To be done -
Copy each line below exactly and leave the pictures out.

Supplied data -
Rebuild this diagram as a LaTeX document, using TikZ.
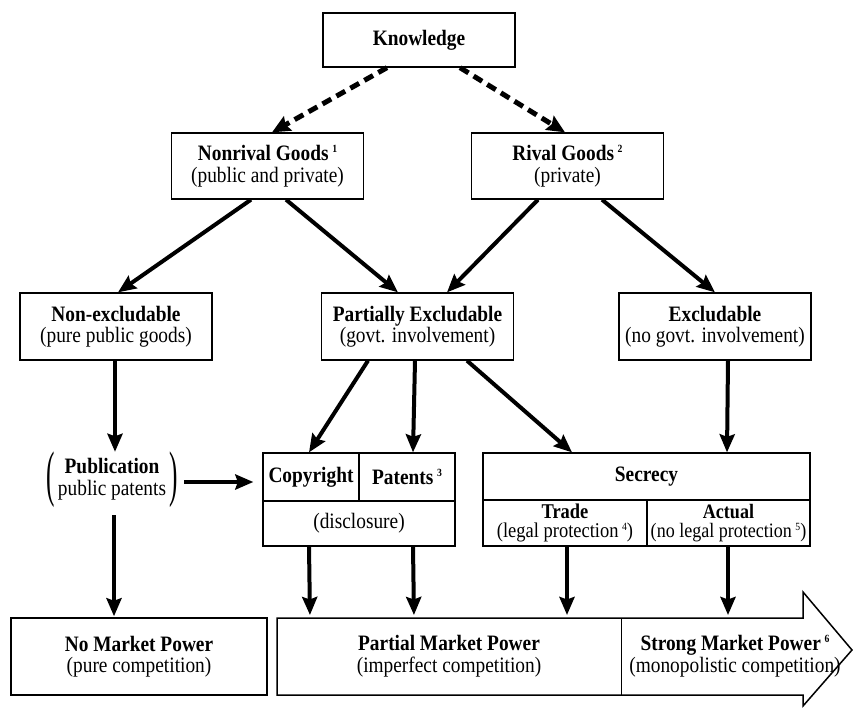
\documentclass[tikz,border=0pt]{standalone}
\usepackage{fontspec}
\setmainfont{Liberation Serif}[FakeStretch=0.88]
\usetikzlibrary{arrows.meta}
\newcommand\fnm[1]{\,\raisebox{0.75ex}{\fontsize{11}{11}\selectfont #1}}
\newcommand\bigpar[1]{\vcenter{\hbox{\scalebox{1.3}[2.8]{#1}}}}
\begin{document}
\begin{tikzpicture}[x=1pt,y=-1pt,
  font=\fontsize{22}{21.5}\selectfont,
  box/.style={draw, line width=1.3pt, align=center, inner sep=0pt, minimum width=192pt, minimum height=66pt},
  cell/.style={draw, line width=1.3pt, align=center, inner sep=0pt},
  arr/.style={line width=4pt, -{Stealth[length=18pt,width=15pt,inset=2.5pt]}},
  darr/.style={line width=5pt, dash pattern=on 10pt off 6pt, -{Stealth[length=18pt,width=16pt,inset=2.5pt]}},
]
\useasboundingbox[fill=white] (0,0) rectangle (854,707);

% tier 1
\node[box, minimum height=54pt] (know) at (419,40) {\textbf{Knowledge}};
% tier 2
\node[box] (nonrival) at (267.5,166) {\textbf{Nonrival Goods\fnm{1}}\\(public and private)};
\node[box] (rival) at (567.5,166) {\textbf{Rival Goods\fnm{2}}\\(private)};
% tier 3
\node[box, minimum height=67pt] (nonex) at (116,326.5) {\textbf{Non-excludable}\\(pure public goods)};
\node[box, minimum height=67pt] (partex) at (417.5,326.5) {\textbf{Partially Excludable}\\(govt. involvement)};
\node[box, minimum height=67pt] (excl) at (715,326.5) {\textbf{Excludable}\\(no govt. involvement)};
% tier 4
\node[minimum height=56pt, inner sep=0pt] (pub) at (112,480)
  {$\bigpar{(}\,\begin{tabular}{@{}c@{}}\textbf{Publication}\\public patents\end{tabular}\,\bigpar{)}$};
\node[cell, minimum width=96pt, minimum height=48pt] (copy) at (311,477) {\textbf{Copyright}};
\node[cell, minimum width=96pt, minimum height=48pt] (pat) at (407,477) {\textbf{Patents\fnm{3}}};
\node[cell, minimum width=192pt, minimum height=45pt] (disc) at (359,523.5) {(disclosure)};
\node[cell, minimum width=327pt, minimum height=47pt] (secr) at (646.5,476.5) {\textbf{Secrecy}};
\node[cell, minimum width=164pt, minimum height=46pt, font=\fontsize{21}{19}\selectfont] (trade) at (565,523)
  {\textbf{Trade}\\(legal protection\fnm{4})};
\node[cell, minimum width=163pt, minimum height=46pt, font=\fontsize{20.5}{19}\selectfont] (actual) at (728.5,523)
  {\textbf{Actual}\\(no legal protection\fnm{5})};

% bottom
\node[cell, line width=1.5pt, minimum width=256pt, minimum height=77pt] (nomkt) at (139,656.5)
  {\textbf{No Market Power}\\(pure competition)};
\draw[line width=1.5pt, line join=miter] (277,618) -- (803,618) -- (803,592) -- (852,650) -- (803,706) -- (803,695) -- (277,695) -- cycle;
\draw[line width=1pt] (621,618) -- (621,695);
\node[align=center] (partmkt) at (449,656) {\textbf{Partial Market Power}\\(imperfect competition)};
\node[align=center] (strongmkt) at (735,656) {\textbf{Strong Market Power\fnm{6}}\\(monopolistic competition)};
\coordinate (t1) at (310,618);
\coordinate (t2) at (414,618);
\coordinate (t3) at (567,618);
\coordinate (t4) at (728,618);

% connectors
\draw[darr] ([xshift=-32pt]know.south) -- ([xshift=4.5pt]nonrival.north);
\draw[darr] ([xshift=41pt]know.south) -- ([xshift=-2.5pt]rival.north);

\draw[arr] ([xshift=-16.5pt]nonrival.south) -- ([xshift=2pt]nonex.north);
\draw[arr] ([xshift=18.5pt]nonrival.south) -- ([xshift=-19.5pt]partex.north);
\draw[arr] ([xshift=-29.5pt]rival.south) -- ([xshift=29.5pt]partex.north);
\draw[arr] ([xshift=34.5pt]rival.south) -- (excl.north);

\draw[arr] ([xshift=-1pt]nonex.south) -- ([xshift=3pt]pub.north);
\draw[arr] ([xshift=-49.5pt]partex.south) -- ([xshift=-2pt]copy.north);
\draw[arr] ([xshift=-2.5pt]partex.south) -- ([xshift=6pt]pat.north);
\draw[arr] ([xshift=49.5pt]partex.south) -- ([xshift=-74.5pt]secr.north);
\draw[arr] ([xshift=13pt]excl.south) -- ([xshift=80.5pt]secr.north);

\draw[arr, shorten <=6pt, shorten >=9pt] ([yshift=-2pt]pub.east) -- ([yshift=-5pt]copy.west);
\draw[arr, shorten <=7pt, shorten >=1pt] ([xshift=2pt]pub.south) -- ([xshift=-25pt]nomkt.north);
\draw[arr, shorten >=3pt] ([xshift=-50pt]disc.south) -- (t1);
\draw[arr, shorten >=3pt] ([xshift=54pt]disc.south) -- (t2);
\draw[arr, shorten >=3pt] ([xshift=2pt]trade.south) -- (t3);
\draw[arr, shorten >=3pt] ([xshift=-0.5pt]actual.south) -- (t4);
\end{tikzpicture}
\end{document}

Written answer -
Rebuild this diagram as a LaTeX document, using TikZ.
\documentclass[tikz,border=0pt]{standalone}
\usepackage{fontspec}
\setmainfont{Liberation Serif}[FakeStretch=0.88]
\usetikzlibrary{arrows.meta}
\newcommand\fnm[1]{\,\raisebox{0.75ex}{\fontsize{11}{11}\selectfont #1}}
\newcommand\bigpar[1]{\vcenter{\hbox{\scalebox{1.3}[2.8]{#1}}}}
\begin{document}
\begin{tikzpicture}[x=1pt,y=-1pt,
  font=\fontsize{22}{21.5}\selectfont,
  box/.style={draw, line width=1.3pt, align=center, inner sep=0pt, minimum width=192pt, minimum height=66pt},
  cell/.style={draw, line width=1.3pt, align=center, inner sep=0pt},
  arr/.style={line width=4pt, -{Stealth[length=18pt,width=15pt,inset=2.5pt]}},
  darr/.style={line width=5pt, dash pattern=on 10pt off 6pt, -{Stealth[length=18pt,width=16pt,inset=2.5pt]}},
]
\useasboundingbox[fill=white] (0,0) rectangle (854,707);

% tier 1
\node[box, minimum height=54pt] (know) at (419,40) {\textbf{Knowledge}};
% tier 2
\node[box] (nonrival) at (267.5,166) {\textbf{Nonrival Goods\fnm{1}}\\(public and private)};
\node[box] (rival) at (567.5,166) {\textbf{Rival Goods\fnm{2}}\\(private)};
% tier 3
\node[box, minimum height=67pt] (nonex) at (116,326.5) {\textbf{Non-excludable}\\(pure public goods)};
\node[box, minimum height=67pt] (partex) at (417.5,326.5) {\textbf{Partially Excludable}\\(govt. involvement)};
\node[box, minimum height=67pt] (excl) at (715,326.5) {\textbf{Excludable}\\(no govt. involvement)};
% tier 4
\node[minimum height=56pt, inner sep=0pt] (pub) at (112,480)
  {$\bigpar{(}\,\begin{tabular}{@{}c@{}}\textbf{Publication}\\public patents\end{tabular}\,\bigpar{)}$};
\node[cell, minimum width=96pt, minimum height=48pt] (copy) at (311,477) {\textbf{Copyright}};
\node[cell, minimum width=96pt, minimum height=48pt] (pat) at (407,477) {\textbf{Patents\fnm{3}}};
\node[cell, minimum width=192pt, minimum height=45pt] (disc) at (359,523.5) {(disclosure)};
\node[cell, minimum width=327pt, minimum height=47pt] (secr) at (646.5,476.5) {\textbf{Secrecy}};
\node[cell, minimum width=164pt, minimum height=46pt, font=\fontsize{21}{19}\selectfont] (trade) at (565,523)
  {\textbf{Trade}\\(legal protection\fnm{4})};
\node[cell, minimum width=163pt, minimum height=46pt, font=\fontsize{20.5}{19}\selectfont] (actual) at (728.5,523)
  {\textbf{Actual}\\(no legal protection\fnm{5})};

% bottom
\node[cell, line width=1.5pt, minimum width=256pt, minimum height=77pt] (nomkt) at (139,656.5)
  {\textbf{No Market Power}\\(pure competition)};
\draw[line width=1.5pt, line join=miter] (277,618) -- (803,618) -- (803,592) -- (852,650) -- (803,706) -- (803,695) -- (277,695) -- cycle;
\draw[line width=1pt] (621,618) -- (621,695);
\node[align=center] (partmkt) at (449,656) {\textbf{Partial Market Power}\\(imperfect competition)};
\node[align=center] (strongmkt) at (735,656) {\textbf{Strong Market Power\fnm{6}}\\(monopolistic competition)};
\coordinate (t1) at (310,618);
\coordinate (t2) at (414,618);
\coordinate (t3) at (567,618);
\coordinate (t4) at (728,618);

% connectors
\draw[darr] ([xshift=-32pt]know.south) -- ([xshift=4.5pt]nonrival.north);
\draw[darr] ([xshift=41pt]know.south) -- ([xshift=-2.5pt]rival.north);

\draw[arr] ([xshift=-16.5pt]nonrival.south) -- ([xshift=2pt]nonex.north);
\draw[arr] ([xshift=18.5pt]nonrival.south) -- ([xshift=-19.5pt]partex.north);
\draw[arr] ([xshift=-29.5pt]rival.south) -- ([xshift=29.5pt]partex.north);
\draw[arr] ([xshift=34.5pt]rival.south) -- (excl.north);

\draw[arr] ([xshift=-1pt]nonex.south) -- ([xshift=3pt]pub.north);
\draw[arr] ([xshift=-49.5pt]partex.south) -- ([xshift=-2pt]copy.north);
\draw[arr] ([xshift=-2.5pt]partex.south) -- ([xshift=6pt]pat.north);
\draw[arr] ([xshift=49.5pt]partex.south) -- ([xshift=-74.5pt]secr.north);
\draw[arr] ([xshift=13pt]excl.south) -- ([xshift=80.5pt]secr.north);

\draw[arr, shorten <=6pt, shorten >=9pt] ([yshift=-2pt]pub.east) -- ([yshift=-5pt]copy.west);
\draw[arr, shorten <=7pt, shorten >=1pt] ([xshift=2pt]pub.south) -- ([xshift=-25pt]nomkt.north);
\draw[arr, shorten >=3pt] ([xshift=-50pt]disc.south) -- (t1);
\draw[arr, shorten >=3pt] ([xshift=54pt]disc.south) -- (t2);
\draw[arr, shorten >=3pt] ([xshift=2pt]trade.south) -- (t3);
\draw[arr, shorten >=3pt] ([xshift=-0.5pt]actual.south) -- (t4);
\end{tikzpicture}
\end{document}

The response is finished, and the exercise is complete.